One day when I was living in Vermont I remember driving through Putney on my way to Brattleboro. As I drove down the Putney Road I passed a crew taking down a very large Elm tree. I was carving wood in those days and that looked very interesting.

I flipped around, approached the foreman and asked if I could have a section of the stem. He said, “Sure. How big?” This was a beautiful straight tree and I said, “How about an 8 foot section.”  He mentioned that he could cut it but it would have some serious weight to it so how was I going to move it. I told him to leave it by the side of the road and I would get it out of there as soon as I could make a phone call and return.

A friend of mine was a logger and we drove his logging truck with the crane and rigging down the next day to pick it up.
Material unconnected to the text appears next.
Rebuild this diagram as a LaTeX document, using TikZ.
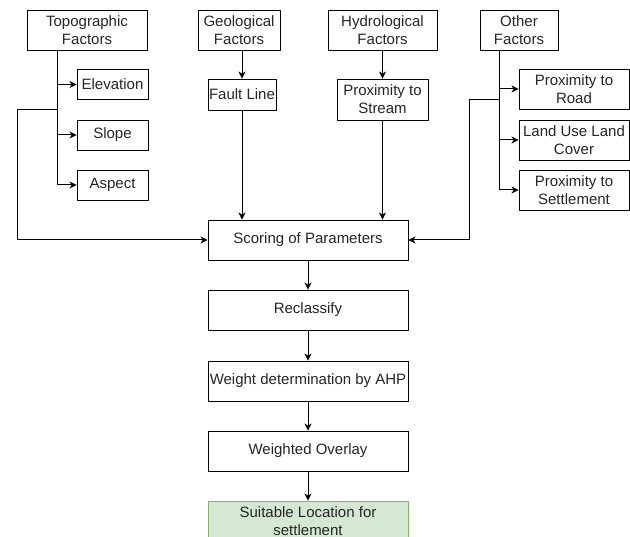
\documentclass[tikz,border=0pt]{standalone}
\usepackage{fontspec}
\setmainfont{Liberation Sans}
\usetikzlibrary{arrows.meta}
\definecolor{txt}{HTML}{262626}
\definecolor{gfill}{HTML}{D5E8D4}
\definecolor{gdraw}{HTML}{82B366}
\tikzset{
  box/.style={draw=black, line width=0.9pt, rectangle, inner sep=0pt, align=center,
    text=txt, font=\fontsize{15}{18}\selectfont},
  conn/.style={draw=black, line width=1pt, -{Stealth[length=7pt,width=7pt,inset=2pt]}},
  plain/.style={draw=black, line width=1pt},
}
\begin{document}
\begin{tikzpicture}[x=1pt,y=-1pt]
\useasboundingbox (0,0) rectangle (630,537);
\clip (0,0) rectangle (630,537);
\fill[white] (0,0) rectangle (630,537);
% top row
\node[box, minimum width=120, minimum height=40] (topo) at (87,30) {Topographic\\Factors};
\node[box, minimum width=82, minimum height=40] (geo) at (239,30) {Geological\\Factors};
\node[box, minimum width=109, minimum height=40] (hydro) at (382.5,30) {Hydrological\\Factors};
\node[box, minimum width=78, minimum height=40] (other) at (519,30) {Other\\Factors};
% topographic sub-factors
\node[box, minimum width=71, minimum height=30] (elev) at (112.5,84.5) {Elevation};
\node[box, minimum width=71, minimum height=30] (slope) at (112.5,135) {Slope};
\node[box, minimum width=71, minimum height=30] (aspect) at (112.5,185) {Aspect};
% geological / hydrological
\node[box, minimum width=68, minimum height=31] (fault) at (242,94.5) {Fault Line};
\node[box, minimum width=91, minimum height=41] (stream) at (382.5,99.5) {Proximity to\\Stream};
% other sub-factors
\node[box, minimum width=110, minimum height=40] (road) at (574,89) {Proximity to\\Road};
\node[box, minimum width=110, minimum height=40] (lulc) at (574,140) {Land Use Land\\Cover};
\node[box, minimum width=110, minimum height=40] (settle) at (574,190) {Proximity to\\Settlement};
% main chain
\node[box, minimum width=200, minimum height=40] (score) at (308,240) {Scoring of Parameters};
\node[box, minimum width=200, minimum height=40] (reclass) at (308,310) {Reclassify};
\node[box, minimum width=200, minimum height=40] (ahp) at (308,381) {Weight determination by AHP};
\node[box, minimum width=200, minimum height=40] (overlay) at (308,451) {Weighted Overlay};
\node[box, draw=gdraw, fill=gfill, minimum width=200, minimum height=40] (suit) at (308,521) {Suitable Location for\\settlement};
% coordinates for branch lines
\coordinate (tv) at (57,50);
\coordinate (tb) at (57,110);
\coordinate (lc) at (17,110);
\coordinate (ov) at (499,50);
\coordinate (ob) at (499,100);
\coordinate (rc) at (469,100);
% topographic branches
\draw[conn] (tv) |- (elev.west);
\draw[conn] (tv) |- (slope.west);
\draw[conn] (tv) |- (aspect.west);
\draw[conn] (tb) -- (lc) |- (score.west);
% geological / hydrological
\draw[conn] (geo.south -| fault.north) -- (fault.north);
\draw[conn] (hydro.south) -- (stream.north);
\draw[conn] (fault.south) -- (fault.south |- score.north);
\draw[conn] (stream.south) -- (stream.south |- score.north);
% other branches
\draw[conn] (ov) |- (road.west);
\draw[conn] (ov) |- (lulc.west);
\draw[conn] (ov) |- (settle.west);
\draw[conn] (ob) -- (rc) |- (score.east);
% main chain
\draw[conn] (score) -- (reclass);
\draw[conn] (reclass) -- (ahp);
\draw[conn] (ahp) -- (overlay);
\draw[conn] (overlay) -- (suit);
\end{tikzpicture}
\end{document}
When we got back to Chester we placed it horizontally on a couple of supports to keep it off the ground.

A piece of elm to be carved

The elm tree in position to be worked on.. someday.

I didn’t have the vaguest idea of what I was gong to put in it but I had a chance to look at it every day when I came out of my house.

I must have been there over a year untouched. At least it was getting a chance to dry out.

One day a friend of mine who was very pregnant came over to visit and when she left I almost said it out .  “That’s it!.. A pregnant woman,

Shortly after I began carving the piece. It was a good summer project and I love working outside.

The large elm roughed out.

The piece is well roughed out but far from finished.

I wasn’t able to finish it then because the snows came and in Vermont the snow can be serious. I began again in the spring after “mud season”. When it was done the question was what was I going to do with it. In the end I decided to keep it and I had someone with a backhoe come over .

The backhpe moved the piece to the high meadow.

We moved the “Pregnant Woman” to the high meadow

We moved it up to the high meadow where it could be seen from my kitchen window and where I could drive my tractor around and around it when I cut the high grass in the fields.

When I sold that place and moved to Virginia I left the piece there as it was too big to move.  It may have rotted by now… or she could still be watching over the farm.

Finished piece in position

Right after we placed her. Later the grass came up and she blended right into the meadow.